The U.N. development framework includes a provision through Sustainable Development Goal (SDG) 5, to develop policies and legislation that ensure women can achieve gender equality by 2030.

“I think these are opportunities to really push, but it really takes political will and different forms of action, from policy reforms to actual implementation because we also need to change the social aspect, the view that women are inferior,” Carling said.

SDG 4 addresses the need for inclusive and equal access to education and lifelong learning opportunities for all.

“That’s part of the enabling environment – if women feel discriminated against, if they’re always made to feel inferior, then the tendency is really to drop out (of school). It’s not encouraging for them, and they have to struggle every day to assert themselves if they’re in the kind of environment where they’re always seen as inferior, where they’re bullied or subject to forms of harassment,” Carling said.

The patriarchal system is not just in the non-indigenous community, but also within our own culture and systems and in the wider society – even in indigenous systems women lack participation in decision-making, she said.
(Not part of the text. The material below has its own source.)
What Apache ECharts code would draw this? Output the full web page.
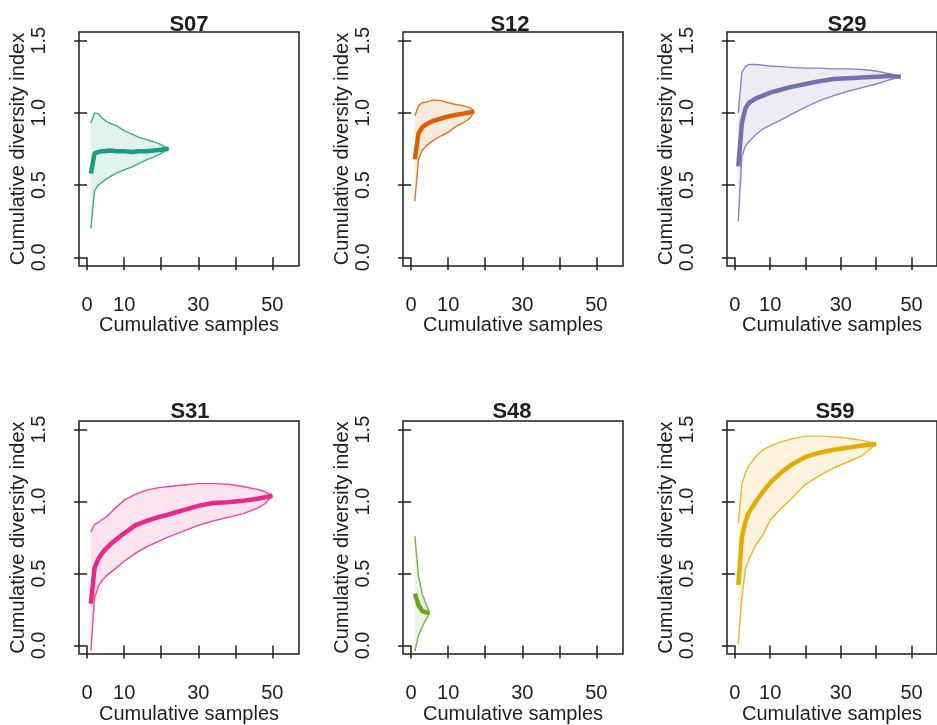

Carling also recommends the use of social media to positively promote women and tell stories about the contributions of women.

“There’s a cycle of disempowerment of women – because of their lack of education they won’t be able to develop their talents, their skills and further their knowledge in that sense,” she added. “They get trapped in a cycle of poverty, cycle of discrimination, economic disempowerment, lack of confidence to participate in decision-making.”